Figure 4: Fallen Angels Have Higher Returns

Source: Verdad.

Any downgrade wave would be a great boon to high-yield investors. These fallen angels are about the best investment opportunity high-yield investors get.

The authors are right about the dynamics of the BBB marketplace, but wrong about this being a systemic risk.

Systemic risks require default waves, and that’s very unlikely in these BBBs. Rather, this will be a simple transfer of capital from investment-grade corporate bond investors to high-yield corporate bond investors, with one side making forced sales below intrinsic value and the other side buying bargains on firms that yield more than they should.

Where we agree completely with the authors is their concern about the growth of private credit and CLOs. What is most interesting about the Wall Street Journal chart above is what is missing. Where is the growth in speculative-grade debt? The answer is that it is in the private markets. As a recent Forbes article points out, from 2007 to 2019, high-yield bonds outstanding grew 112%, but leveraged loans grew 191%.

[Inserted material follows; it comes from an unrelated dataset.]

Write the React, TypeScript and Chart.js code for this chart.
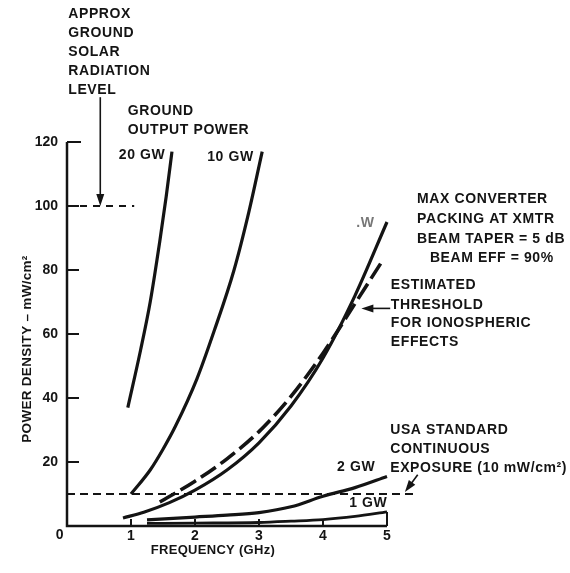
import { useEffect, useRef } from 'react';
import { Chart, registerables } from 'chart.js';

Chart.register(...registerables);

// ---- data ----
const xTicks = [0, 1, 2, 3, 4, 5];
const yTicks = [0, 20, 40, 60, 80, 100, 120];

const freq20 = [0.95, 1.15, 1.3, 1.45, 1.55, 1.64];
const pd20 = [37, 55, 70, 89, 103, 117];

const freq10 = [1.0, 1.3, 1.5, 1.69, 2.03, 2.3, 2.61, 2.84, 3.05];
const pd10 = [10, 17.5, 24, 31, 46, 61, 80, 98, 117];

const freq5 = [0.875, 1.2, 1.6, 2.0, 2.5, 3.0, 3.5, 4.0, 4.5, 5.0];
const pd5 = [2.5, 4.3, 7.3, 11.2, 17.5, 26, 37.5, 52.5, 72, 95];

const freqThr = [1.45, 2.0, 2.5, 3.0, 3.5, 4.0, 4.5, 4.9];
const pdThr = [7.5, 14, 21, 29.5, 40.5, 54, 69.5, 82];

const freq2 = [1.25, 2.0, 2.5, 3.0, 3.5, 4.0, 4.5, 5.0];
const pd2 = [1.9, 2.8, 3.4, 4.2, 6.0, 9.3, 12, 15.5];

const freq1 = [1.25, 2.0, 3.0, 3.5, 4.0, 4.5, 5.0];
const pd1 = [0.8, 0.9, 1.1, 1.5, 2.0, 3.0, 4.4];

const solarFreq = [0, 1.05];
const solarLevel = 100;
const exposureFreq = [0, 5.45];
const exposureLevel = 10;

// ---- annotation placement (data units) ----
const textNotes = [
  { t: 'APPROX', x: 0.02, y: 160 },
  { t: 'GROUND', x: 0.02, y: 154.1 },
  { t: 'SOLAR', x: 0.02, y: 148.1 },
  { t: 'RADIATION', x: 0.02, y: 142.2 },
  { t: 'LEVEL', x: 0.02, y: 136.25 },
  { t: 'GROUND', x: 0.95, y: 129.7 },
  { t: 'OUTPUT POWER', x: 0.95, y: 123.75 },
  { t: '20 GW', x: 0.81, y: 115.9 },
  { t: '10 GW', x: 2.19, y: 115.3 },
  { t: '.W', x: 4.52, y: 94.7, light: true },
  { t: 'MAX CONVERTER', x: 5.47, y: 102.2 },
  { t: 'PACKING AT XMTR', x: 5.47, y: 96 },
  { t: 'BEAM TAPER = 5 dB', x: 5.47, y: 89.7 },
  { t: 'BEAM EFF = 90%', x: 5.67, y: 83.75 },
  { t: 'ESTIMATED', x: 5.06, y: 75.3 },
  { t: 'THRESHOLD', x: 5.06, y: 69.1 },
  { t: 'FOR IONOSPHERIC', x: 5.06, y: 63.4 },
  { t: 'EFFECTS', x: 5.06, y: 57.5 },
  { t: 'USA STANDARD', x: 5.05, y: 30 },
  { t: 'CONTINUOUS', x: 5.05, y: 24.06 },
  { t: 'EXPOSURE (10 mW/cm²)', x: 5.05, y: 18.1 },
  { t: '2 GW', x: 4.22, y: 18.4 },
  { t: '1 GW', x: 4.41, y: 7.2 },
];

const arrows = [
  { x1: 0.52, y1: 134, x2: 0.52, y2: 100 },
  { x1: 5.05, y1: 68, x2: 4.6, y2: 68 },
  { x1: 5.48, y1: 16, x2: 5.28, y2: 10.6 },
];

const FONT = '"Liberation Sans", Arial, sans-serif';
const INK = '#141414';

const pts = (xs: number[], ys: number[]) => xs.map((x, i) => ({ x, y: ys[i] }));

const decorPlugin = {
  id: 'decor',
  afterDatasetsDraw(chart: any) {
    const { ctx, scales } = chart;
    const sx = scales.x;
    const sy = scales.y;
    const px = (v: number) => sx.getPixelForValue(v);
    const py = (v: number) => sy.getPixelForValue(v);
    ctx.save();
    ctx.strokeStyle = INK;
    ctx.fillStyle = INK;
    ctx.lineCap = 'butt';
    // axes
    ctx.lineWidth = 2.5;
    ctx.beginPath();
    ctx.moveTo(px(0), py(120));
    ctx.lineTo(px(0), py(0));
    ctx.lineTo(px(5), py(0));
    ctx.stroke();
    // y ticks inward
    ctx.lineWidth = 2;
    yTicks.forEach((v) => {
      if (v === 0) return;
      ctx.beginPath();
      ctx.moveTo(px(0), py(v));
      ctx.lineTo(px(0) + (v === 120 ? 14 : 12), py(v));
      ctx.stroke();
    });
    // x ticks inward
    xTicks.forEach((v) => {
      if (v === 0) return;
      ctx.beginPath();
      ctx.moveTo(px(v), py(0));
      ctx.lineTo(px(v), v === 5 ? py(pd1[pd1.length - 1]) : py(0) - 7);
      ctx.stroke();
    });
    // arrows
    ctx.lineWidth = 1.6;
    arrows.forEach((a) => {
      const x1 = px(a.x1), y1 = py(a.y1), x2 = px(a.x2), y2 = py(a.y2);
      const ang = Math.atan2(y2 - y1, x2 - x1);
      const L = 12, W = 4;
      ctx.beginPath();
      ctx.moveTo(x1, y1);
      ctx.lineTo(x2 - Math.cos(ang) * L * 0.6, y2 - Math.sin(ang) * L * 0.6);
      ctx.stroke();
      ctx.beginPath();
      ctx.moveTo(x2, y2);
      ctx.lineTo(x2 - Math.cos(ang) * L - Math.sin(ang) * W, y2 - Math.sin(ang) * L + Math.cos(ang) * W);
      ctx.lineTo(x2 - Math.cos(ang) * L + Math.sin(ang) * W, y2 - Math.sin(ang) * L - Math.cos(ang) * W);
      ctx.closePath();
      ctx.fill();
    });
    // texts
    ctx.font = `bold 14px ${FONT}`;
    (ctx as any).letterSpacing = '0.6px';
    ctx.textBaseline = 'middle';
    ctx.textAlign = 'left';
    textNotes.forEach((n) => {
      ctx.fillStyle = n.light ? '#777' : INK;
      ctx.fillText(n.t, px(n.x), py(n.y));
    });
    ctx.fillStyle = INK;
    // origin label
    ctx.textAlign = 'center';
    ctx.fillText('0', px(-0.11), py(-2.8));
    // axis titles
    ctx.font = `bold 13px ${FONT}`;
    (ctx as any).letterSpacing = '0.3px';
    ctx.fillText('FREQUENCY (GHz)', px(2.28), py(-7.6));
    ctx.save();
    ctx.translate(px(-0.62), py(55.3));
    ctx.rotate(-Math.PI / 2);
    ctx.font = `bold 13.5px ${FONT}`;
    ctx.fillText('POWER DENSITY – mW/cm²', 0, 0);
    ctx.restore();
    ctx.restore();
  },
};

export default function App() {
  const ref = useRef<HTMLCanvasElement | null>(null);
  useEffect(() => {
    document.body.style.margin = '0';
    document.body.style.background = '#fff';
    if (!ref.current) return;
    const solid = (data: any) => ({
      data,
      borderColor: INK,
      borderWidth: 3.2,
      pointRadius: 0,
      fill: false,
      cubicInterpolationMode: 'monotone',
      clip: false,
    });
    const chart = new Chart(ref.current, {
      type: 'line',
      data: {
        datasets: [
          { ...solid(pts(freq20, pd20)), label: '20 GW' },
          { ...solid(pts(freq10, pd10)), label: '10 GW' },
          { ...solid(pts(freq5, pd5)), label: '5 GW' },
          { ...solid(pts(freq2, pd2)), label: '2 GW' },
          { ...solid(pts(freq1, pd1)), label: '1 GW', borderWidth: 2.8 },
          {
            ...solid(pts(freqThr, pdThr)),
            label: 'Threshold',
            borderWidth: 3.6,
            borderDash: [18, 6],
          },
          {
            ...solid(pts(solarFreq, solarFreq.map(() => solarLevel))),
            label: 'Solar',
            borderWidth: 2,
            borderDash: [7, 6],
            cubicInterpolationMode: 'default',
            tension: 0,
          },
          {
            ...solid(pts(exposureFreq, exposureFreq.map(() => exposureLevel))),
            label: 'Exposure',
            borderWidth: 2,
            borderDash: [8, 5],
            cubicInterpolationMode: 'default',
            tension: 0,
          },
        ] as any,
      },
      options: {
        animation: false,
        responsive: false,
        layout: { padding: { top: 142, right: 183, left: 0, bottom: 0 } },
        plugins: { legend: { display: false }, tooltip: { enabled: false } },
        scales: {
          x: {
            type: 'linear',
            min: 0,
            max: 5,
            afterFit: (s: any) => {
              s.height = 47;
            },
            afterBuildTicks: (s: any) => {
              s.ticks = xTicks.map((v) => ({ value: v }));
            },
            grid: { display: false, drawTicks: false },
            border: { display: false },
            ticks: {
              padding: 2,
              autoSkip: false,
              maxRotation: 0,
              color: INK,
              font: { family: FONT, size: 14, weight: 'bold' },
              callback: (v: any) => (v === 0 ? '' : String(v)),
            },
          },
          y: {
            type: 'linear',
            min: 0,
            max: 120,
            afterFit: (s: any) => {
              s.width = 67;
            },
            afterBuildTicks: (s: any) => {
              s.ticks = yTicks.map((v) => ({ value: v }));
            },
            grid: { display: false, drawTicks: false },
            border: { display: false },
            ticks: {
              padding: 9,
              autoSkip: false,
              color: INK,
              font: { family: FONT, size: 14, weight: 'bold' },
              callback: (v: any) => (v === 0 ? '' : String(v)),
            },
          },
        },
      } as any,
      plugins: [decorPlugin],
    });
    return () => chart.destroy();
  }, []);
  return (
    <div style={{ width: 570, height: 573, background: '#fff' }}>
      <canvas ref={ref} width={570} height={573} style={{ display: 'block' }} />
    </div>
  );
}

The true risk to the economy isn’t in liquid, well understood, BBB-rated securities but in the CLO liabilities, leveraged loans, and private credit, especially those on the wrong side of the fool’s yield where solvency is the concern. Private credit is mostly owned by private funds, BDCs, or structured vehicles. There are many potential buyers for bonds, but private credit is not an easily accessible market, and it is very difficult for new buyers to emerge. Indeed, the most likely scenario is that the private equity firms who issued much of the debt will be the ones raising funds to buy it when it goes bad.